Paine agreed when he wrote that “it is a perversion of terms to say that a charter gives rights.”

 

But this essential principle is increasingly lost on a general public more concerned with the political soap opera of the day rather than the fact that both major parties have aggressively attacked the Constitution and liberty for decades.

 

And what they’ve left behind, they treat as government-granted privileges – not rights.

 

It’s not liberty if it comes with a government permission slip.

 

This is a message I believe is so incredibly important to cover – again and again and again.
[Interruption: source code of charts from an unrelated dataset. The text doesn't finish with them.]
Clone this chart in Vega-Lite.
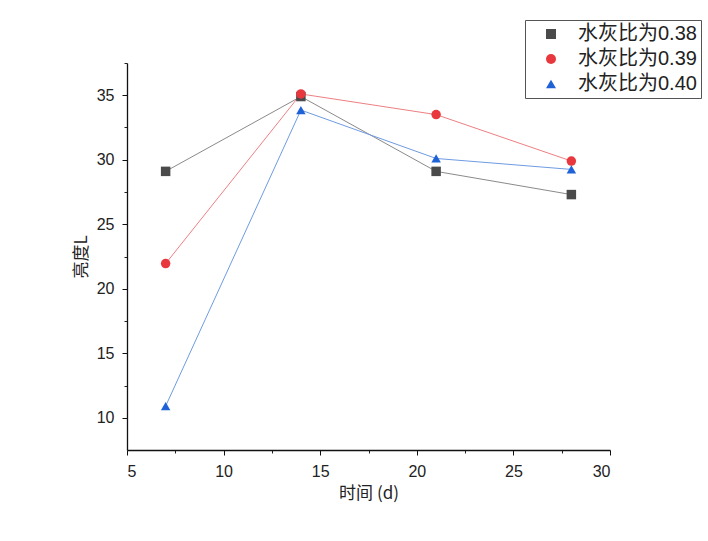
{
  "$schema": "https://vega.github.io/schema/vega-lite/v6.json",
  "description": "亮度L vs 时间, three water-cement ratios",
  "autosize": {"type": "none"},
  "padding": {"left": 127, "top": 63, "right": 98, "bottom": 91},
  "width": 483,
  "height": 387,
  "background": "white",
  "data": {
    "values": [
      {"t": 7, "L": 29.1, "s": "水灰比为0.38"},
      {"t": 14, "L": 34.9, "s": "水灰比为0.38"},
      {"t": 21, "L": 29.1, "s": "水灰比为0.38"},
      {"t": 28, "L": 27.3, "s": "水灰比为0.38"},
      {"t": 7, "L": 21.95, "s": "水灰比为0.39"},
      {"t": 14, "L": 35.1, "s": "水灰比为0.39"},
      {"t": 21, "L": 33.5, "s": "水灰比为0.39"},
      {"t": 28, "L": 29.9, "s": "水灰比为0.39"},
      {"t": 7, "L": 10.9, "s": "水灰比为0.40"},
      {"t": 14, "L": 33.85, "s": "水灰比为0.40"},
      {"t": 21, "L": 30.1, "s": "水灰比为0.40"},
      {"t": 28, "L": 29.25, "s": "水灰比为0.40"}
    ]
  },
  "layer": [
    {
      "mark": {"type": "point", "opacity": 0},
      "encoding": {
        "x": {
          "field": "t", "type": "quantitative",
          "scale": {"domain": [5, 30], "nice": false, "zero": false},
          "axis": {"orient": "bottom", "values": [7.5, 12.5, 17.5, 22.5, 27.5], "labels": false, "domain": false, "grid": false, "tickSize": 3, "tickColor": "#222", "title": null}
        },
        "y": {
          "field": "L", "type": "quantitative",
          "scale": {"domain": [7.5, 37.5], "nice": false, "zero": false},
          "axis": {"orient": "left", "values": [12.5, 17.5, 22.5, 27.5, 32.5, 37.5], "labels": false, "domain": false, "grid": false, "tickSize": 3, "tickColor": "#222", "title": null}
        }
      }
    },
    {
      "mark": {"type": "line", "strokeWidth": 1},
      "encoding": {
        "x": {
          "field": "t", "type": "quantitative",
          "axis": {"orient": "bottom", "values": [5, 10, 15, 20, 25, 30], "title": "时间 (d)", "grid": false}
        },
        "y": {
          "field": "L", "type": "quantitative",
          "axis": {"orient": "left", "values": [10, 15, 20, 25, 30, 35], "title": "亮度L", "grid": false}
        },
        "stroke": {
          "field": "s", "type": "nominal",
          "scale": {"domain": ["水灰比为0.38", "水灰比为0.39", "水灰比为0.40"], "range": ["#8a8a8a", "#ee7f83", "#6f9be2"]},
          "legend": null
        }
      }
    },
    {
      "mark": {"type": "point", "filled": true, "opacity": 1, "size": 90},
      "encoding": {
        "x": {"field": "t", "type": "quantitative", "axis": null},
        "y": {"field": "L", "type": "quantitative", "axis": null},
        "fill": {
          "field": "s", "type": "nominal", "title": null,
          "scale": {"range": ["#4a4a4a", "#e8383d", "#1f62d8"]},
          "legend": {
            "orient": "none",
            "legendX": 398,
            "legendY": -43,
            "padding": 4,
            "strokeColor": "#555",
            "fillColor": "white",
            "symbolSize": 100,
            "symbolOffset": 12,
            "labelOffset": 17,
            "rowPadding": 5,
            "labelFont": "Liberation Sans, Noto Sans CJK SC",
            "labelFontSize": 20,
            "labelColor": "#222",
            "labelLimit": 300
          }
        },
        "shape": {
          "field": "s", "type": "nominal", "title": null,
          "scale": {"range": ["square", "circle", "triangle-up"]},
          "legend": {
            "orient": "none",
            "legendX": 398,
            "legendY": -43,
            "padding": 4,
            "strokeColor": "#555",
            "fillColor": "white",
            "symbolSize": 100,
            "symbolOffset": 12,
            "labelOffset": 17,
            "rowPadding": 5,
            "labelFont": "Liberation Sans, Noto Sans CJK SC",
            "labelFontSize": 20,
            "labelColor": "#222",
            "labelLimit": 300
          }
        }
      }
    }
  ],
  "resolve": {"axis": {"x": "independent", "y": "independent"}},
  "config": {
    "view": {"stroke": null},
    "font": "Liberation Sans, Noto Sans CJK SC",
    "axis": {
      "domainColor": "#111",
      "domainWidth": 1.3,
      "tickColor": "#111",
      "tickSize": 5,
      "tickWidth": 1,
      "labelFont": "Liberation Sans",
      "labelFontSize": 16,
      "labelColor": "#222",
      "labelPadding": 8,
      "titleFont": "Noto Sans CJK SC, Liberation Sans",
      "titleFontSize": 17,
      "titleFontWeight": "normal",
      "titleColor": "#222",
      "titlePadding": 6
    }
  }
}
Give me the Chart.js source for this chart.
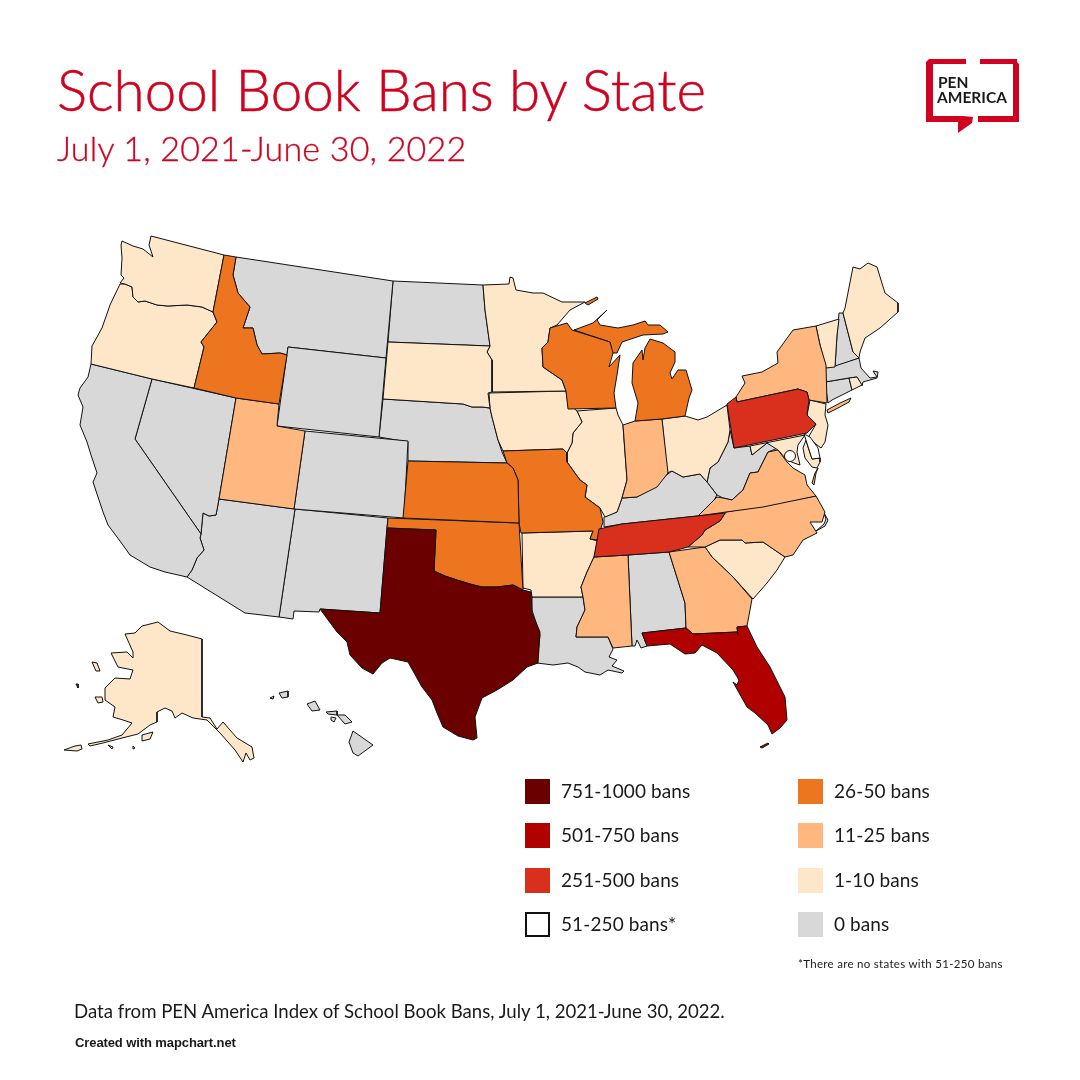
<!DOCTYPE html>
<html>
<head>
<meta charset="utf-8">
<title>School Book Bans by State</title>
<script src="https://cdn.jsdelivr.net/npm/chart.js@4"></script>
<style>
  html, body { margin: 0; background: #fff; }
  #page { position: relative; width: 1080px; height: 1080px; overflow: hidden; font-family: Lato, sans-serif; color: #1a1a1a; }
  #map { position: absolute; left: 0; top: 0; }
  .t { position: absolute; white-space: nowrap; line-height: 1; }
  #title { left: 57px; top: 61px; font-size: 56.5px; font-weight: 300; color: #d0021f; -webkit-text-stroke: 0.5px #d0021f; }
  #subtitle { left: 57px; top: 131px; font-size: 34px; font-weight: 300; color: #d0021f; letter-spacing: 0.2px; -webkit-text-stroke: 0.3px #d0021f; }
  .lab { font-size: 19px; font-weight: 400; letter-spacing: 0.1px; }
  .swatch { position: absolute; width: 25px; height: 25px; box-sizing: border-box; }
  #note { left: 798px; top: 958px; font-size: 11.5px; letter-spacing: 0.3px; }
  #source { left: 74px; top: 1002px; font-size: 18.6px; }
  #credit { left: 75px; top: 1036px; font-family: "Liberation Sans", sans-serif; font-weight: bold; font-size: 13px; letter-spacing: -0.1px; }
  #logo { position: absolute; left: 920px; top: 50px; }
</style>
</head>
<body>
<div id="page">
  <canvas id="map" width="1080" height="1080"></canvas>
  <div class="t" id="title">School Book Bans by State</div>
  <div class="t" id="subtitle">July 1, 2021-June 30, 2022</div>
  <svg id="logo" width="110" height="90" viewBox="920 50 110 90">
    <g fill="#d0021f">
      <path d="M929 59H966V64H933V116H963V122H958V133L972 123L973 117L963 116V122H926V62Z"/>
      <path d="M980 59H1017V62L1019 64V122H978V116H1013V64H980Z"/>
    </g>
    <text x="938" y="88" font-family="Lato" font-weight="700" font-size="15.5" fill="#1a1a1a">PEN</text>
    <text x="937" y="103" font-family="Lato" font-weight="700" font-size="15.5" fill="#1a1a1a">AMERICA</text>
  </svg>
  <div class="t" id="note">*There are no states with 51-250 bans</div>
  <div class="t" id="source">Data from PEN America Index of School Book Bans, July 1, 2021-June 30, 2022.</div>
  <div class="t" id="credit">Created with mapchart.net</div>
</div>
<script>
// state outlines (image pixels, x right, y down)
const WA = [[122,241],[121,245],[122,258],[121,275],[124,278],[120,283],[125,284],[132,287],[133,297],[138,302],[145,301],[157,305],[168,306],[187,305],[202,307],[213,312],[224,255],[151,236],[149,245],[153,257],[148,253],[143,249],[133,246]];
const OR = [[120,284],[110,305],[102,328],[92,346],[91,364],[152,379],[194,388],[204,347],[201,342],[217,322],[213,312],[202,307],[187,305],[168,306],[157,305],[145,301],[138,302],[133,297],[132,287],[125,284]];
const CA = [[91,364],[152,379],[135,439],[201,534],[200,538],[204,550],[197,558],[192,570],[187,577],[165,572],[150,567],[130,555],[120,541],[108,525],[103,512],[93,482],[97,473],[91,455],[87,442],[80,425],[83,407],[78,395],[80,388],[88,377]];
const NV = [[152,379],[236,398],[219,499],[216,515],[209,516],[203,513],[202,523],[201,534],[135,439]];
const AZ = [[219,499],[295,509],[279,617],[245,613],[187,577],[192,570],[197,558],[204,550],[200,538],[201,534],[202,523],[203,513],[209,516],[216,515]];
const UT = [[236,398],[279,404],[277,426],[305,431],[294,509],[219,499]];
const CO = [[305,431],[408,441],[404,518],[294,509]];
const NM = [[295,509],[388,518],[387,528],[380,613],[320,609],[319,612],[294,611],[293,619],[279,617]];
const WY = [[288,347],[386,358],[379,437],[277,426]];
const ID = [[224,255],[236,257],[233,275],[238,293],[250,307],[243,328],[253,328],[257,345],[262,354],[280,353],[287,355],[279,404],[236,398],[194,388],[204,347],[201,342],[217,322],[213,312]];
const MT = [[236,257],[393,281],[386,358],[288,347],[287,355],[280,353],[262,354],[257,345],[253,328],[243,328],[250,307],[238,293],[233,275]];
const ND = [[393,281],[483,285],[485,310],[490,346],[388,342]];
const SD = [[388,342],[490,346],[487,352],[492,360],[492,392],[488,393],[490,408],[482,407],[472,407],[463,404],[383,399]];
const NE = [[383,399],[463,404],[472,407],[482,407],[490,408],[492,417],[498,440],[502,452],[507,463],[408,461],[408,442],[379,437]];
const KS = [[408,461],[507,463],[513,468],[518,480],[519,523],[403,518]];
const OK = [[388,518],[519,523],[523,590],[513,585],[497,587],[482,587],[470,584],[457,580],[445,576],[434,571],[436,530],[387,528]];
const TX = [[387,528],[436,530],[434,571],[445,576],[457,580],[470,584],[482,587],[497,587],[513,585],[523,590],[531,592],[532,613],[540,632],[538,663],[527,667],[513,680],[497,690],[482,698],[475,717],[477,738],[473,740],[458,736],[443,727],[437,713],[432,700],[422,687],[408,662],[390,658],[382,663],[373,674],[362,668],[350,655],[347,642],[337,632],[320,609],[380,613]];
const MN = [[483,285],[509,284],[510,277],[513,278],[516,290],[533,293],[543,293],[562,302],[585,302],[570,310],[557,325],[550,328],[548,342],[542,348],[543,367],[562,380],[566,391],[492,392],[492,360],[487,352],[490,346],[485,310]];
const IA = [[489,393],[566,391],[568,403],[577,411],[582,422],[573,433],[572,443],[567,453],[563,449],[503,451],[498,440],[492,417],[490,408]];
const MO = [[503,451],[563,449],[567,453],[567,462],[580,480],[587,485],[585,497],[600,508],[603,522],[597,540],[590,539],[593,531],[521,533],[519,523],[518,480],[513,468],[507,463]];
const AR = [[522,533],[593,531],[590,539],[598,541],[594,557],[587,572],[581,587],[583,597],[532,597],[531,590],[523,588]];
const LA = [[532,597],[583,597],[585,610],[577,627],[576,637],[608,637],[613,649],[609,657],[617,660],[612,666],[624,671],[622,673],[608,670],[600,675],[585,672],[578,667],[568,663],[553,665],[537,663],[540,635],[532,610]];
const MS = [[594,557],[628,555],[632,646],[613,648],[608,637],[576,637],[577,627],[585,610],[583,597],[581,587],[587,572]];
const AL = [[628,555],[669,552],[685,603],[686,628],[642,633],[647,646],[641,648],[637,640],[635,646],[632,646]];
const GA = [[669,552],[705,547],[712,557],[733,577],[752,599],[747,626],[737,627],[738,635],[737,632],[693,634],[686,628],[685,603]];
const FL = [[642,633],[686,628],[693,634],[737,632],[738,635],[737,627],[747,626],[757,647],[770,667],[785,697],[787,720],[780,728],[772,734],[768,725],[755,713],[747,707],[733,682],[737,685],[739,680],[733,670],[717,653],[702,645],[695,653],[685,654],[670,644],[647,646]];
const FLkeys = [[760,747],[768,743],[769,744],[762,748]];
const TN = [[594,557],[599,529],[622,524],[725,513],[720,521],[705,530],[702,535],[688,547],[669,552],[628,555]];
const KY = [[604,527],[604,517],[617,512],[622,498],[637,497],[652,488],[660,480],[672,471],[683,477],[700,474],[707,482],[717,495],[707,512],[698,516],[622,524]];
const IL = [[577,411],[616,408],[618,415],[623,425],[627,480],[622,498],[617,512],[605,517],[600,508],[585,497],[587,485],[580,480],[567,462],[567,453],[572,443],[573,433],[582,422]];
const WI = [[550,328],[567,323],[572,330],[610,342],[613,353],[609,367],[620,355],[617,375],[614,393],[616,408],[568,409],[566,391],[562,380],[543,367],[542,348],[548,342]];
const MIupper = [[574,330],[593,323],[607,310],[597,320],[600,325],[618,328],[633,325],[645,321],[648,325],[660,325],[668,332],[663,334],[643,335],[622,342],[617,353],[612,353],[610,342]];
const MIlower = [[635,421],[662,419],[685,416],[689,398],[692,390],[686,370],[678,370],[672,379],[670,373],[675,362],[675,352],[663,343],[650,339],[645,348],[643,360],[642,350],[633,363],[632,383],[638,403]];
const MIisle = [[585,303],[597,297],[598,299],[588,305]];
const IN = [[623,425],[635,421],[662,419],[668,473],[657,487],[637,497],[622,498],[627,480]];
const OH = [[662,419],[685,416],[698,420],[707,417],[727,405],[730,430],[728,442],[718,462],[710,468],[707,482],[700,474],[683,477],[672,471],[667,473]];
const PA = [[727,404],[736,397],[737,402],[798,389],[807,392],[809,400],[807,415],[816,424],[807,433],[734,448]];
const NY = [[737,402],[736,397],[745,383],[742,376],[762,372],[778,363],[777,352],[793,330],[816,326],[820,345],[826,365],[827,403],[809,400],[807,392],[798,389]];
const NYisland = [[827,410],[840,403],[851,398],[849,402],[838,408],[828,413]];
const VT = [[816,326],[839,319],[837,335],[835,367],[826,368],[820,345]];
const NH = [[839,313],[843,313],[853,352],[859,358],[835,366],[837,335]];
const ME = [[843,313],[845,308],[853,267],[860,269],[868,263],[877,267],[885,293],[898,303],[898,312],[880,328],[865,338],[860,352],[859,358],[853,352]];
const MA = [[825,368],[859,358],[861,368],[870,378],[877,377],[873,371],[878,372],[877,378],[863,382],[862,386],[857,377],[849,378],[825,382]];
const CT = [[825,382],[849,378],[852,390],[832,400],[828,403]];
const RI = [[849,378],[857,377],[862,385],[852,390]];
const NJ = [[810,400],[826,404],[825,415],[828,425],[825,442],[821,448],[808,438],[816,424],[807,415]];
const DE = [[804,434],[810,437],[818,448],[820,458],[812,459]];
const MD = [[750,446],[805,435],[798,445],[797,452],[800,465],[794,463],[787,460],[778,450],[767,443],[752,455]];
const MDeast = [[808,447],[812,459],[820,458],[820,462],[817,468],[812,467],[805,458],[803,448],[806,440]];
const WV = [[730,430],[734,448],[750,446],[752,455],[767,443],[778,448],[768,452],[758,472],[750,473],[743,490],[732,500],[723,498],[717,495],[707,482],[710,468],[718,462],[728,442]];
const VA = [[698,516],[717,497],[723,498],[732,500],[743,490],[750,473],[758,472],[768,452],[778,450],[787,462],[793,468],[805,475],[807,485],[816,496],[763,507],[726,512]];
const VAshore = [[812,483],[815,473],[818,468],[816,473],[814,485]];
const NC = [[726,512],[816,496],[825,512],[822,522],[810,522],[817,533],[803,540],[793,555],[785,557],[763,542],[745,543],[742,540],[720,540],[705,547],[688,547],[702,535],[705,530],[720,521]];
const NCbanks = [[823,511],[828,520],[825,526],[816,531],[824,524],[826,519]];
const SC = [[705,547],[720,540],[742,540],[745,543],[763,542],[785,557],[777,570],[767,583],[753,599],[733,577],[712,557]];
const AK = [[202,639],[202,717],[210,718],[217,729],[223,722],[237,738],[252,747],[254,758],[250,760],[246,753],[243,762],[235,750],[220,733],[207,720],[193,718],[182,713],[175,718],[172,711],[165,708],[157,712],[157,722],[150,725],[138,734],[122,738],[103,743],[90,746],[88,744],[108,740],[122,735],[132,723],[123,720],[113,717],[115,707],[105,700],[105,688],[115,678],[130,679],[133,670],[118,667],[111,653],[127,652],[133,658],[133,652],[125,634],[135,633],[142,626],[158,622],[170,631],[187,635]];
const AKnunivak = [[95,697],[102,697],[103,702],[98,703]];
const AKlawrence = [[92,662],[97,663],[100,671],[96,671]];
const AKsmall = [[76,684],[78,684],[78,688]];
const AKkodiak = [[142,735],[153,732],[150,739],[142,741]];
const AKaleut = [[64,750],[75,746],[81,745],[82,749],[77,751]];
const AKaleut2 = [[108,745],[113,747],[112,749]];
const AKaleut3 = [[133,746],[135,748],[133,749]];
const HIbig = [[353,731],[373,745],[358,756],[353,753],[349,742]];
const HImaui = [[337,715],[345,715],[352,722],[345,724]];
const HImolokai = [[326,712],[337,711],[337,715],[328,714]];
const HIlanai = [[331,717],[336,718],[334,722],[331,720]];
const HIoahu = [[307,704],[315,701],[320,710],[312,711]];
const HIkauai = [[279,693],[288,691],[288,697],[282,698]];
const HIniihau = [[270,698],[274,696],[273,699]];
const DC = [[790,456]];

// which range each state falls in
const bans751to1000 = [TX];
const bans501to750 = [FL, FLkeys];
const bans251to500 = [PA, TN];
const bans51to250 = [DE];
const bans26to50 = [ID, KS, OK, MO, WI, MIupper, MIlower, MIisle];
const bans11to25 = [UT, NY, NYisland, IN, VA, VAshore, NC, GA, MS];
const bans1to10 = [WA, OR, SD, MN, IA, IL, AR, OH, SC, ME, VT, NJ, MD, MDeast, RI, AK, AKnunivak, AKlawrence, AKsmall, AKkodiak, AKaleut, AKaleut2, AKaleut3];
const bans0 = [CA, NV, AZ, CO, NM, WY, MT, ND, NE, LA, AL, KY, WV, NH, MA, CT, NCbanks, HIbig, HImaui, HImolokai, HIlanai, HIoahu, HIkauai, HIniihau];

const groups = [bans751to1000, bans501to750, bans251to500, bans51to250, bans26to50, bans11to25, bans1to10, bans0];
const legendLabels = ["751-1000 bans", "501-750 bans", "251-500 bans", "51-250 bans*", "26-50 bans", "11-25 bans", "1-10 bans", "0 bans"];
const colors = ["#6b0000", "#b00000", "#d9301e", "#ffffff", "#ee751f", "#fdb77f", "#fee6c8", "#d8d8d8"];

const datasets = [];
groups.forEach((group, i) => {
    group.forEach(shape => {
        const pts = shape.concat([shape[0]]).map(p => ({ x: p[0], y: p[1] }));
        datasets.push({
            data: pts,
            showLine: true,
            fill: "shape",
            backgroundColor: colors[i],
            borderColor: "#111",
            borderWidth: 1,
            pointRadius: 0,
            tension: 0
        });
    });
});
// the white dot for D.C. goes on top
datasets.unshift({
    data: DC.map(p => ({ x: p[0], y: p[1] })),
    pointRadius: 5.5,
    pointBackgroundColor: "#fff",
    pointBorderColor: "#111",
    pointBorderWidth: 1
});

new Chart(document.getElementById("map"), {
    type: "scatter",
    data: { datasets: datasets },
    options: {
        responsive: false,
        animation: false,
        layout: { padding: 0, autoPadding: false },
        plugins: { legend: { display: false }, tooltip: { enabled: false } },
        scales: {
            x: { type: "linear", min: 0, max: 1080, display: false },
            y: { type: "linear", min: 0, max: 1080, reverse: true, display: false }
        }
    }
});

// legend, two columns of four
const page = document.getElementById("page");
legendLabels.forEach((label, i) => {
    const col = i < 4 ? 0 : 1;
    const row = i % 4;
    const left = col === 0 ? 525 : 798;
    const top = 779 + row * 44.4;
    const sw = document.createElement("div");
    sw.className = "swatch";
    sw.style.left = left + "px";
    sw.style.top = top + "px";
    sw.style.background = colors[i];
    if (i === 3) sw.style.border = "2px solid #111";
    page.appendChild(sw);
    const t = document.createElement("div");
    t.className = "t lab";
    t.textContent = label;
    t.style.left = left + 36 + "px";
    t.style.top = top + 2 + "px";
    page.appendChild(t);
});
</script>
</body>
</html>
Because as long as people continue to incorrectly refer to their rights as being “granted” by a document – then those who claim the power to “define” them will continue to restrict and attack them.

 

As the great revolutionary leader James Otis, Jr. put it, “When our rights are invaded, it is high time to throw aside prudence.”

 

James Iredell – one of the first Associate Justices of the Supreme Court – said the people should “resist” when the government “usurp powers” not delegated to them.

 

Mercy Otis Warren said it was our duty to “resist the first approaches of tyranny.”

 

And Jefferson told us that nullification is “the rightful remedy” for all federal acts outside the delegated powers in the Constitution.

 

That’s a LOT of resistance and nullification that needs to happen.

 

We are so thankful to have this wisdom from the Founders and Old Revolutionaries available to us today – and for the ability to share this kind of information with more and more people every day.

 

We couldn’t be more grateful for the opportunity to stand for the constitution and liberty at their time of maximum danger.